The NM Economic Development Dept. has projected that the spaceport could potentially generate $500 million a year, and annual tax revenues could reach $20 million. Considering New Mexico collected $101 million in corporate tax in fiscal year 2003, that’s a healthy injection of funds.

New Mexico has a lot more going for it than just the governor’s enthusiasm, however. The Upham area where the Southwest Regional Spaceport is to be built is a near-ideal location for both the X Prize Cup and for future commercial launches, manned and unmanned. It’s near White Sands Missile Range, in an area with a low population density, a lack of launch restrictions, and a large controlled airspace: three essentials for flight safety. At its 1,400-meter elevation, with its low latitude, level land, and consistently clear weather, Upham is favorably positioned for all desirable orbital inclinations. Upham is a far better site for spaceport customers than the coast of Florida: Florida’s unpredictable and violent weather often wreaks havoc on critical launch schedules, its infrastructure is aging and desperately needs upgrading, and its damp, salt-laden air is notoriously hard on the rockets themselves.

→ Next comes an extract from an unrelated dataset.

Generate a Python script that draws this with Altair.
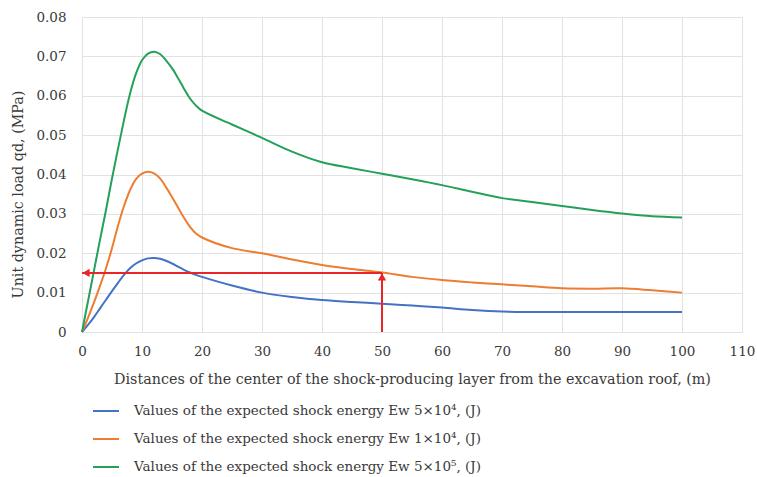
import altair as alt
import pandas as pd

# ---- data ----
x_vals = [0, 1, 2, 3, 4, 5, 6, 7, 8, 9, 10, 11, 12, 13, 14, 15, 16, 17, 18, 19, 20,
          25, 30, 35, 40, 45, 50, 55, 60, 65, 70, 75, 80, 85, 90, 95, 100]
blue = [0, 0.0018, 0.0038, 0.0060, 0.0082, 0.0104, 0.0125, 0.0145, 0.0162, 0.0174,
        0.0182, 0.0187, 0.0188, 0.0186, 0.0181, 0.0174, 0.0166, 0.0158, 0.0151, 0.0145,
        0.0140, 0.0118, 0.0100, 0.0089, 0.0081, 0.0076, 0.0072, 0.0067, 0.0062, 0.0056,
        0.0052, 0.0051, 0.0051, 0.0051, 0.0051, 0.0051, 0.0051]
orange = [0, 0.0036, 0.0075, 0.0117, 0.0162, 0.0213, 0.0270, 0.0320, 0.0360, 0.0388,
          0.0402, 0.0407, 0.0403, 0.0390, 0.0368, 0.0343, 0.0316, 0.0290, 0.0267, 0.0250,
          0.0240, 0.0213, 0.0200, 0.0184, 0.0170, 0.0160, 0.0151, 0.0140, 0.0132, 0.0126,
          0.0121, 0.0116, 0.0111, 0.0110, 0.0111, 0.0106, 0.0100]
green = [0, 0.0078, 0.0156, 0.0234, 0.0310, 0.0390, 0.0465, 0.0538, 0.0605, 0.0656,
         0.0690, 0.0707, 0.0712, 0.0706, 0.0690, 0.0670, 0.0645, 0.0618, 0.0593, 0.0575,
         0.0562, 0.0527, 0.0493, 0.0458, 0.0431, 0.0416, 0.0402, 0.0388, 0.0373, 0.0356,
         0.0340, 0.0330, 0.0320, 0.0310, 0.0301, 0.0294, 0.0291]

series_names = [
    "Values of the expected shock energy Ew 5×10⁴, (J)",
    "Values of the expected shock energy Ew 1×10⁴, (J)",
    "Values of the expected shock energy Ew 5×10⁵, (J)",
]
series_colors = ["#4472C4", "#ED7D31", "#23A15B"]

x_ticks = [0, 10, 20, 30, 40, 50, 60, 70, 80, 90, 100, 110]
y_ticks = [0, 0.01, 0.02, 0.03, 0.04, 0.05, 0.06, 0.07, 0.08]

# red reading arrows: from x=50 up to the curve, then left to the y axis
arrow_x = [0, 50]
arrow_y = [0, 0.015]

FONT = "DejaVu Serif"
FS = 13.5
TITLE_FS = 14.3
TEXT = "#3a3a3a"
GRID = "#e2e2e2"
RED = "#E8262A"

rows = []
for name, vals in zip(series_names, [blue, orange, green]):
    for xv, v in zip(x_vals, vals):
        rows.append({"x": xv, "q": v, "series": name})
df = pd.DataFrame(rows)

x_scale = alt.Scale(domain=[0, 110], nice=False)
y_scale = alt.Scale(domain=[0, 0.08], nice=False)

x_axis = alt.Axis(values=x_ticks,
                  title="Distances of the center of the shock-producing layer  from the excavation roof, (m)",
                  titleY=47, titleBaseline="middle",
                  labelPadding=12, labelFlush=False)
y_axis = alt.Axis(values=y_ticks, format=".2~f",
                  title="Unit dynamic load qd, (MPa)",
                  titleX=-64, titleY=177, titleBaseline="middle",
                  labelPadding=16, labelFlush=False, labelOverlap=False)


def xe(field="x"):
    return alt.X(f"{field}:Q", scale=x_scale, axis=x_axis)


def ye(field="q"):
    return alt.Y(f"{field}:Q", scale=y_scale, axis=y_axis)


lines = alt.Chart(df).mark_line(interpolate="catmull-rom", strokeWidth=2).encode(
    x=xe(),
    y=ye(),
    color=alt.Color("series:N", scale=alt.Scale(domain=series_names, range=series_colors),
                    sort=series_names,
                    legend=alt.Legend(title=None, orient="none", legendX=10, legendY=380,
                                      direction="vertical", symbolType="stroke",
                                      symbolSize=676, symbolStrokeWidth=2,
                                      labelOffset=14, rowPadding=7,
                                      labelFont=FONT, labelFontSize=FS, labelColor=TEXT,
                                      labelLimit=600)),
)

h_df = pd.DataFrame({"x": [arrow_x[0]], "x2": [arrow_x[1]], "q": [arrow_y[1]]})
v_df = pd.DataFrame({"x": [arrow_x[1]], "q": [arrow_y[0]], "q2": [arrow_y[1]]})
hl_df = pd.DataFrame({"x": [arrow_x[0]], "q": [arrow_y[1]]})
hu_df = pd.DataFrame({"x": [arrow_x[1]], "q": [arrow_y[1]]})

h_rule = alt.Chart(h_df).mark_rule(color=RED, strokeWidth=2).encode(
    x=xe(), x2="x2:Q", y=ye())
v_rule = alt.Chart(v_df).mark_rule(color=RED, strokeWidth=2).encode(
    x=xe(), y=ye(), y2="q2:Q")
head_left = alt.Chart(hl_df).mark_point(shape="triangle-left", filled=True, color=RED,
                                        size=70, opacity=1, xOffset=4).encode(
    x=xe(), y=ye())
head_up = alt.Chart(hu_df).mark_point(shape="triangle-up", filled=True, color=RED,
                                      size=70, opacity=1, yOffset=4).encode(
    x=xe(), y=ye())

chart = alt.layer(lines, h_rule, v_rule, head_left, head_up).properties(
    width=660, height=315,
    padding={"left": 82, "top": 17, "right": 15, "bottom": 145},
    autosize=alt.AutoSizeParams(type="none"),
    background="white",
).configure_axis(
    grid=True, gridColor=GRID, gridWidth=1, domain=False, ticks=False,
    labelFont=FONT, labelFontSize=FS, labelColor=TEXT,
    titleFont=FONT, titleFontSize=TITLE_FS, titleColor=TEXT, titleFontWeight="normal",
).configure_view(stroke=GRID)

chart.save("out.html", embed_options={"renderer": "svg", "actions": False})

Future plans for the Southwest Regional Spaceport go far beyond being simply the site for an annual aerospace showcase. If things go as planned by the Office for Space Commercialization, it will eventually include a full launch complex, a 3,600-meter runway and aviation facility, a payload assembly complex, and other site infrastructure. With such a launch alternative to Florida and California available in the southwest, the NM Economic Development Dept. has projected that the spaceport could potentially generate $500 million a year, and annual tax revenues could reach $20 million. Considering New Mexico collected $101 million in corporate tax in fiscal year 2003, according to the Tax Foundation, that’s a healthy injection of funds. The Office for Space Commercialization is working on spaceport licensing with the FAA’s Office of Commercial Space Transportation, has prepared and presented environmental impact statements, and has in place cooperative agreements with White Sands Missile Range. The idea of an inland spaceport in Upham, New Mexico is more than just a dream; it is fast becoming a reality.

New Mexico has always been involved in humanity’s quest for the realms of space, and the planned X Prize Cup is only the latest chapter in a rich history. Robert Goddard perfected his liquid-fueled rockets in New Mexico in the 1920’s, and in 1947 Wernher von Braun launched the first rocket to reach space from White Sands. The work by von Braun’s team earned White Sands the nickname “Birthplace of the Race to Space.” It makes perfect sense that the next space race will start from the same desert.